/---
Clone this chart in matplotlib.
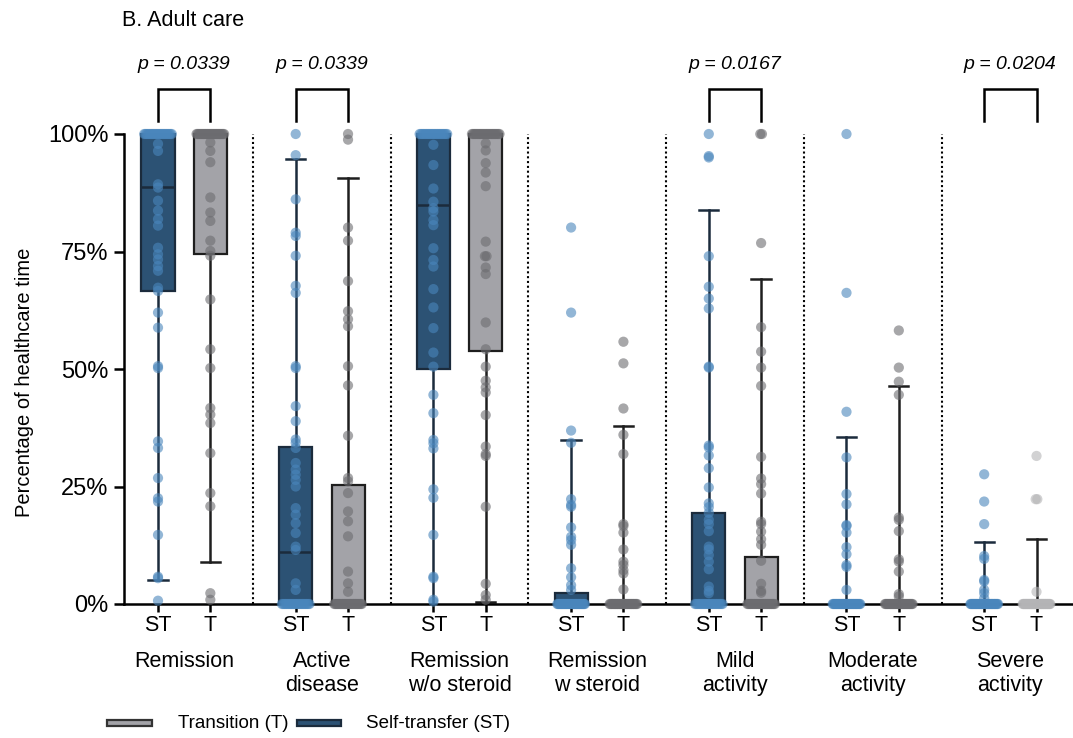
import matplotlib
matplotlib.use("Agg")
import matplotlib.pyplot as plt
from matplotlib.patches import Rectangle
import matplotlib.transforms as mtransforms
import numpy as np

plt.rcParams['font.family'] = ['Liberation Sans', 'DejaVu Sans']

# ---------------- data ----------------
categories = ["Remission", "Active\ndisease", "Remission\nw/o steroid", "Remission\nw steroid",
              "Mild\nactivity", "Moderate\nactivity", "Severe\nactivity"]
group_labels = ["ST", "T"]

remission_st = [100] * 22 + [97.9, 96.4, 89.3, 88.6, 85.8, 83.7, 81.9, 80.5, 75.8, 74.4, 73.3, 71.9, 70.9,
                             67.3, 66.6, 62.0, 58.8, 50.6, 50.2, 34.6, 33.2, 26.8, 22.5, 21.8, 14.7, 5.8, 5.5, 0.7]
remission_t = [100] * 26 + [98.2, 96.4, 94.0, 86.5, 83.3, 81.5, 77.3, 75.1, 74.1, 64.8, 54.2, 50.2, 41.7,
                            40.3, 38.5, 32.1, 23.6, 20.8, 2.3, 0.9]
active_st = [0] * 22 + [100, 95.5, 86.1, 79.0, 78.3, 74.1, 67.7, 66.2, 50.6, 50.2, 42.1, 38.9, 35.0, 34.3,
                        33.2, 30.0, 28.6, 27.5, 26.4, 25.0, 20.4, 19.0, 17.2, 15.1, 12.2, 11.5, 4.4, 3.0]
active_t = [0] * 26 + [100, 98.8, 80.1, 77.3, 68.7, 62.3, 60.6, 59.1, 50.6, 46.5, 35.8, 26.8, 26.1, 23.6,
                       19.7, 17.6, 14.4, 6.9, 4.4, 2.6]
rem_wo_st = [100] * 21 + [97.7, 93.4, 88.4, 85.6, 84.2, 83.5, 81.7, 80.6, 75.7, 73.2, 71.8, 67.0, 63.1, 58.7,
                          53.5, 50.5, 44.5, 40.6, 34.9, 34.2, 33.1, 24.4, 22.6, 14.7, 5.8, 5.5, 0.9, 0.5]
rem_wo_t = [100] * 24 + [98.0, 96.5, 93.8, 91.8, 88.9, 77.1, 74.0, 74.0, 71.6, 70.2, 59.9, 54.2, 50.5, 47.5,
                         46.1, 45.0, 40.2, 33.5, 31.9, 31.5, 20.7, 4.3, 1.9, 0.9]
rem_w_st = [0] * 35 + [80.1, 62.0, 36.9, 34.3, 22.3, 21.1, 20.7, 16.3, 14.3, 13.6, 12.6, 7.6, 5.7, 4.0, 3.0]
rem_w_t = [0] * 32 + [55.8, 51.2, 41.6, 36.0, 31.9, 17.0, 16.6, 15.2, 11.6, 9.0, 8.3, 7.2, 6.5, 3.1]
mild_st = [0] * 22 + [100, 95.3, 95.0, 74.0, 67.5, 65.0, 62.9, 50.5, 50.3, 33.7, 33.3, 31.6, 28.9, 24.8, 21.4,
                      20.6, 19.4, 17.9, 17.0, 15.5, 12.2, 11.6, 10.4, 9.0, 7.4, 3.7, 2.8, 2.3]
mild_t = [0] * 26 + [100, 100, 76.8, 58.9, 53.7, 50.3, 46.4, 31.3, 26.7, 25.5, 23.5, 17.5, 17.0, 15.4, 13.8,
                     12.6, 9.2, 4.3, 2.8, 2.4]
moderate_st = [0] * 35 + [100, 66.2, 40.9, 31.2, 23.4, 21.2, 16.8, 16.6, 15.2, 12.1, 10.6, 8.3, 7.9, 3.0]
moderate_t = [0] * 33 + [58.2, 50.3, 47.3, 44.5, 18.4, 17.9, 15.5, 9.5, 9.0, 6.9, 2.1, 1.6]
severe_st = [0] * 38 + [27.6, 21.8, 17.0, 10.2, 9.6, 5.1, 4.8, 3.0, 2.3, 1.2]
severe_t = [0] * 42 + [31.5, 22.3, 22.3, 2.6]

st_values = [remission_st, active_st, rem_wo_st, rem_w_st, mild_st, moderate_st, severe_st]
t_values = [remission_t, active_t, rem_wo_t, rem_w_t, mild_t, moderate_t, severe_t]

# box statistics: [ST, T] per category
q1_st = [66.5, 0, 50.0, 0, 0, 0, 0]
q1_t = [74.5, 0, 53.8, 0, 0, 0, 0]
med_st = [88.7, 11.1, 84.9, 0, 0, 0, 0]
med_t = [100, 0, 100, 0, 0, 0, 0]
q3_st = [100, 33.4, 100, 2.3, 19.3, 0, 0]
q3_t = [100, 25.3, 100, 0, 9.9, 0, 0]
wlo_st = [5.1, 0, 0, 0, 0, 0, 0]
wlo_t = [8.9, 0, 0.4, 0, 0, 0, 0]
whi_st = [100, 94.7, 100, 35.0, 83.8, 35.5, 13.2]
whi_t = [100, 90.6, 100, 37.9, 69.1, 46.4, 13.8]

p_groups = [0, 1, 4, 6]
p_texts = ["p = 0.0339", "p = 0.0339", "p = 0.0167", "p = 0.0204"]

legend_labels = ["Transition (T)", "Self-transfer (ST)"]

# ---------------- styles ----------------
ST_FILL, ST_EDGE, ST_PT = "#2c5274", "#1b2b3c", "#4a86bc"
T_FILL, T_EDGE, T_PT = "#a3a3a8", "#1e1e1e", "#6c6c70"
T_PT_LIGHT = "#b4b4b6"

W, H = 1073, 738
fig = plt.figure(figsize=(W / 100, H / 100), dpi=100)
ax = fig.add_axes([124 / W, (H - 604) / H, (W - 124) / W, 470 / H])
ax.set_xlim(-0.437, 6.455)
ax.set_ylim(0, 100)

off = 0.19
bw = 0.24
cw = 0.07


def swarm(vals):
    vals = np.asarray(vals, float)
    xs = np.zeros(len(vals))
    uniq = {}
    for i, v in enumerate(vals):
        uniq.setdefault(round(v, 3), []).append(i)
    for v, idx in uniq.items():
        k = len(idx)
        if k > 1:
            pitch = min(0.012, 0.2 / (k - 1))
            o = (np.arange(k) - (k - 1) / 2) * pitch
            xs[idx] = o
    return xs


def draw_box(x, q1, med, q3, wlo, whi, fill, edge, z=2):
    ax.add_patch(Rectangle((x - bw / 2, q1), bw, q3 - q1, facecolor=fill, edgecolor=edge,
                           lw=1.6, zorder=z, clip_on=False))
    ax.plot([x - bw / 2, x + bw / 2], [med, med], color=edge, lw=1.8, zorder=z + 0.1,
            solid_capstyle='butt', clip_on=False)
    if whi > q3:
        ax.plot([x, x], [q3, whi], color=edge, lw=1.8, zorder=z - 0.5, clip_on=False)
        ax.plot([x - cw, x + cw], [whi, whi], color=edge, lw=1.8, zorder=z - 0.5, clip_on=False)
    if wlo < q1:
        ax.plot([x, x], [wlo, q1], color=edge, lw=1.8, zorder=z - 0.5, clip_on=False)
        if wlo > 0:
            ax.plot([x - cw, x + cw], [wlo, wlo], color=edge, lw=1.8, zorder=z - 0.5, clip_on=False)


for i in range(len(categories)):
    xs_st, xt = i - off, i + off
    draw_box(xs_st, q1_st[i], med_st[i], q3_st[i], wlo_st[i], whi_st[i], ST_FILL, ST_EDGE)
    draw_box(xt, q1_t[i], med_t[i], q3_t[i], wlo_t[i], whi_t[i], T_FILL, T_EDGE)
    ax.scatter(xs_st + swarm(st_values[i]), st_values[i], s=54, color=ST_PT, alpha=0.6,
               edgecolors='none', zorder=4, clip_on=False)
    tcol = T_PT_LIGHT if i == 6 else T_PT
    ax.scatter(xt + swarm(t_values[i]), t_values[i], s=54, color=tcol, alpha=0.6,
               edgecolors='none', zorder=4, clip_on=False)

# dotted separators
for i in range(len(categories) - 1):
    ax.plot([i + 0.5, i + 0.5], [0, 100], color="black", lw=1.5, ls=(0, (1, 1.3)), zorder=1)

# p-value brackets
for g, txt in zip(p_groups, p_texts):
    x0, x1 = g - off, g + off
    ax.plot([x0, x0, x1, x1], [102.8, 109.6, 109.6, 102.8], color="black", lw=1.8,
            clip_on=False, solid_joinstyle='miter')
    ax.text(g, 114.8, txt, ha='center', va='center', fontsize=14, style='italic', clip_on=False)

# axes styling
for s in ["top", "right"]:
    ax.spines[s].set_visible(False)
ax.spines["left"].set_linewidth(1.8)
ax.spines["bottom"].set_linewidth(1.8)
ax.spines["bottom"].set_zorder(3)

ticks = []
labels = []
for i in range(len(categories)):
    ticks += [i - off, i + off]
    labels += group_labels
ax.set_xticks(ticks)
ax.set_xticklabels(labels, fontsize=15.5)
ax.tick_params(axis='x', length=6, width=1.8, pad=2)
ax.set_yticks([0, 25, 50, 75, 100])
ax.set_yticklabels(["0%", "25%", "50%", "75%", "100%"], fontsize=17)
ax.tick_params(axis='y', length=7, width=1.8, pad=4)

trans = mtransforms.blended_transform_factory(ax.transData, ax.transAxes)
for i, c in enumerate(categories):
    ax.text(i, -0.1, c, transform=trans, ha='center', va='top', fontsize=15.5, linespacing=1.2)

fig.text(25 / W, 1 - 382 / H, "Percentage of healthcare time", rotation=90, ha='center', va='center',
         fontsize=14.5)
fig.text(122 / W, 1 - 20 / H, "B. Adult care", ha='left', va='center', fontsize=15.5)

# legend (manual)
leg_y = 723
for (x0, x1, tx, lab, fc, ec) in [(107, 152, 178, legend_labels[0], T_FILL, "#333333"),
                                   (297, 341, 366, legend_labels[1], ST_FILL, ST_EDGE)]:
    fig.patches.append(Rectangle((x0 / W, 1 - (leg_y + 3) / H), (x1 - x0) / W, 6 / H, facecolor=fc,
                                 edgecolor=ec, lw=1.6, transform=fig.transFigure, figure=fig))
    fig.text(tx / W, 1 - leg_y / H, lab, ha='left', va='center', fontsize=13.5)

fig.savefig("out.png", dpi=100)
\---
Leave the pictures out and reproduce exactly the lines from the top of the listing above through the line with "plt.rcParams['font.family'] = ['Liberation".

**Exercise solution:**
Clone this chart in matplotlib.
import matplotlib
matplotlib.use("Agg")
import matplotlib.pyplot as plt
from matplotlib.patches import Rectangle
import matplotlib.transforms as mtransforms
import numpy as np

plt.rcParams['font.family'] = ['Liberation Sans', 'DejaVu Sans']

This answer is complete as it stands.